Visual inspection of the slab foundation shows that there are eight piles in each row, with the spacing between the piles measuring about 4.5 meters. The spacing between most of the rows is about the same, with some rows being closer. This spacing is consistent with the piles functioning as compaction piles that compress and densify the soil, thereby stabilizing it. By keeping the piles at a distance of six to eight times the pile’s width, the areas of highly compacted soil generated by each pile do not overlap. This increases the load-bearing capacity of the weak sandy soil and reduces uneven settling. However, as the piles are spaced far apart, they do not interact with each other and thus act independently. This means the foundation is not particularly strong and will not be capable of supporting very heavy loads.

By comparison, the deep footings for the larger structural supports also have eight piles, but they are much closer to each other, measuring about 2.5 meters apart. The distance between the deep-footing piles is close to the minimum spacing requirement, 3.5–4.0 times the pile’s width, as specified in China’s national standards for building pile foundations, and is consistent with U.S. building practices. These piles are grouped together so that they can be covered by one thick concrete pile cap that will distribute the load evenly.

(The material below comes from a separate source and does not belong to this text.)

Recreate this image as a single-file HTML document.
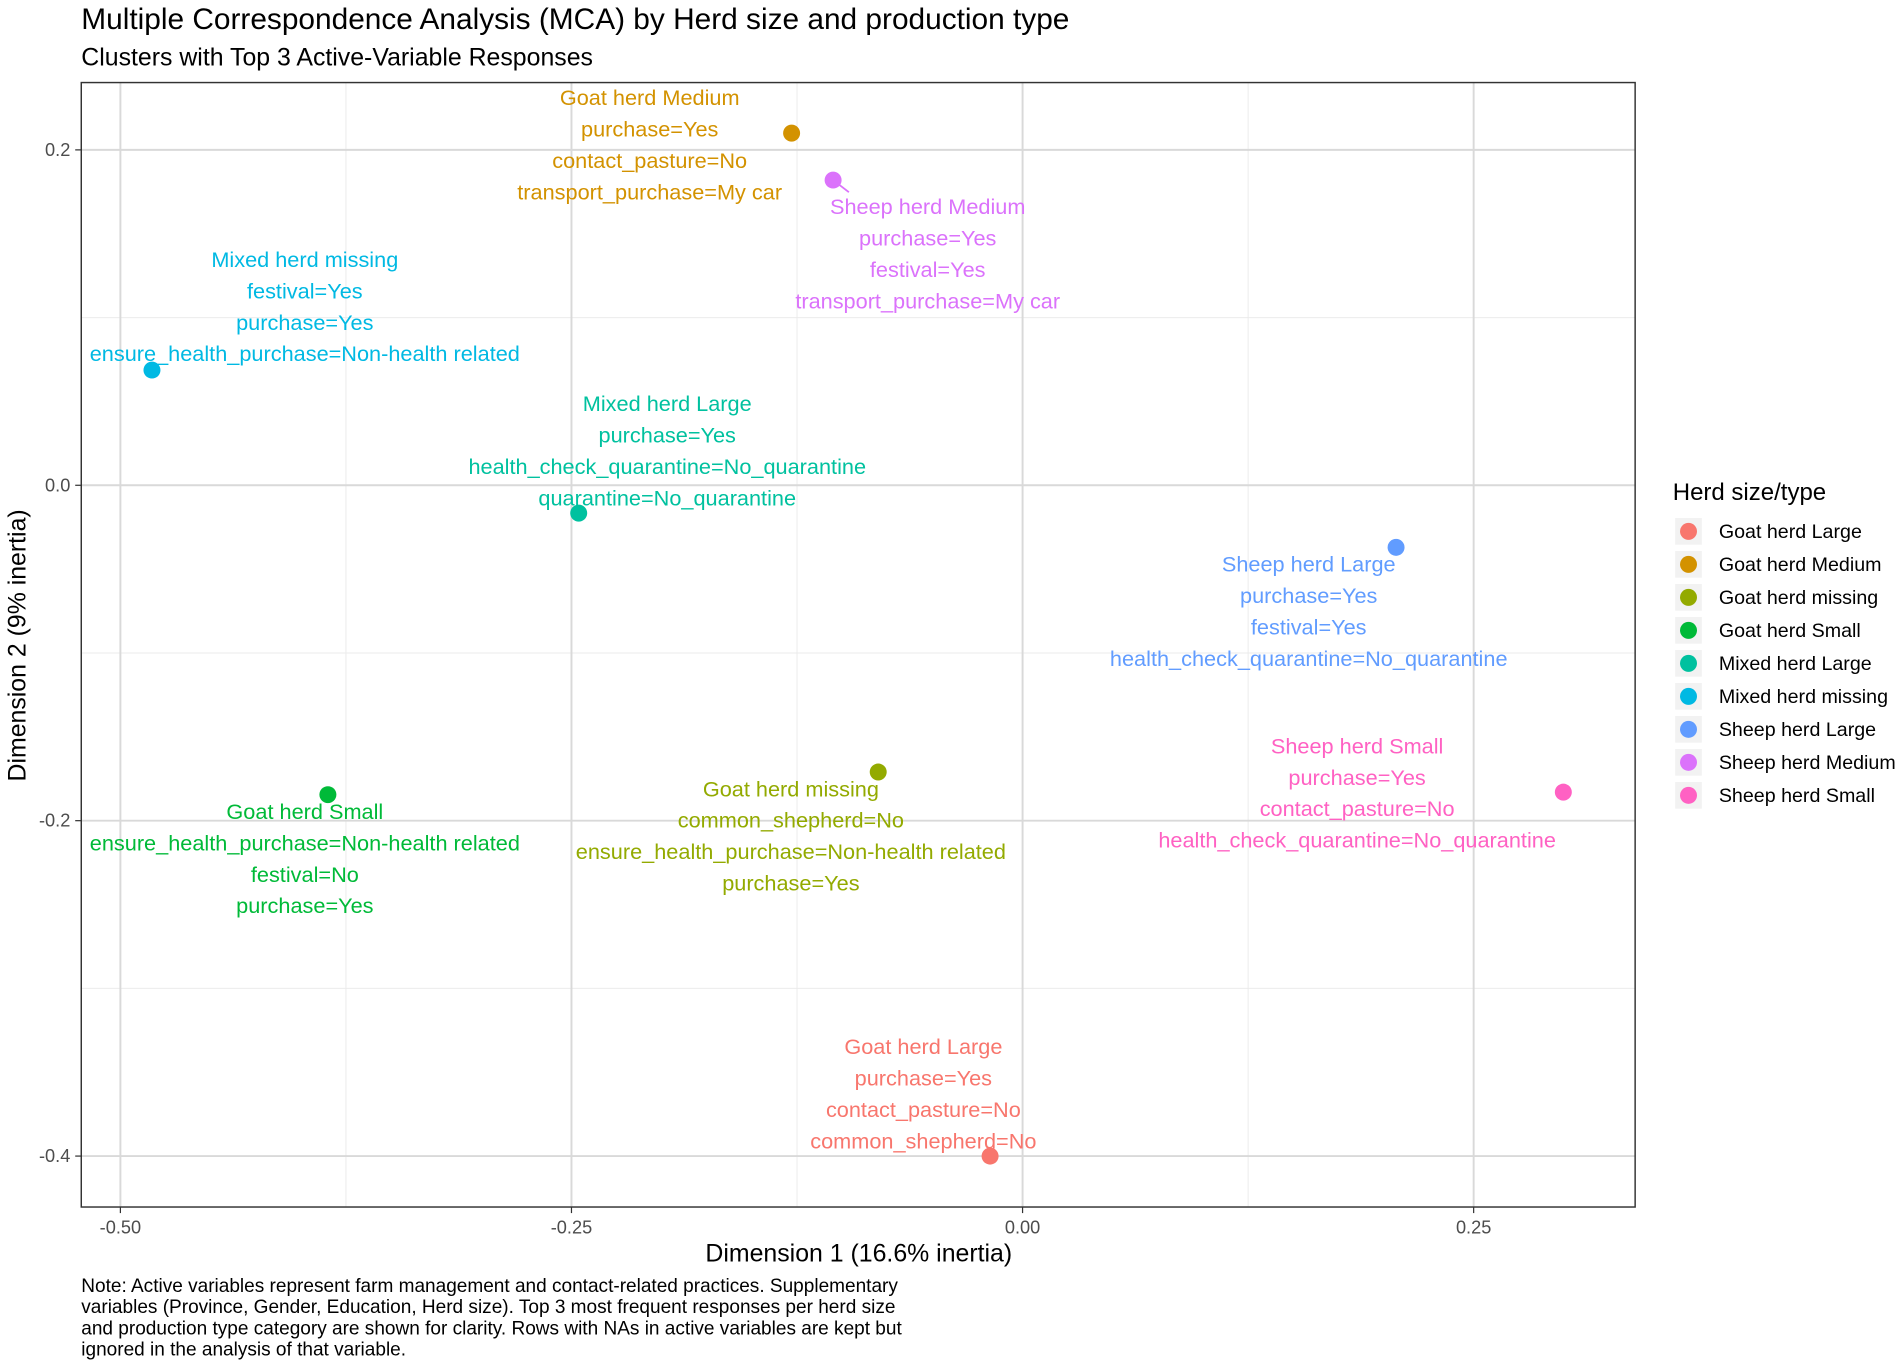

This indicates that the piles will be working together and are capable of supporting very heavy loads.

By July 2015, the three production bays had most of their concrete slab sections poured. Each foundation slab is about 276 meters long and thirty-three meters wide. The slab appears to be poured in two layers; a third, thin finishing layer would be added after the exterior was completed. The varying colors indicate that the concrete sections are at different stages of curing. The total thickness of the slab is difficult to estimate, but appears to be much less than one meter. The lack of any significant excavation (fill material was brought in) and the presence of little to no shadow indicate that the slab is near ground level. This, too, suggests the foundation will not be capable of supporting very heavy loads—a completed nuclear submarine would weigh in excess of four thousand tons.

Examining an analogous U.S. shipbuilding facility built largely with concrete components, the Bath Iron Works Land Level Transfer Facility in Bath, Maine, provides an appreciation for the necessary construction to support the weight of a naval vessel. This facility assembles Arleigh Burke-class guided missile destroyers with a light displacement on the order of 6,800 tons. The deck slab is supported by 0.71-meter diameter octagon-shaped, prestressed, reinforced concrete piles that are spaced at 1.8-meter intervals for the areas with the heaviest loads. This is the minimum spacing requirement for end bearing piles (2.5 times the pile’s diameter) that rest on bedrock. The deck slab itself is 0.51 meters thick and rests on 0.6-meter thick support beams.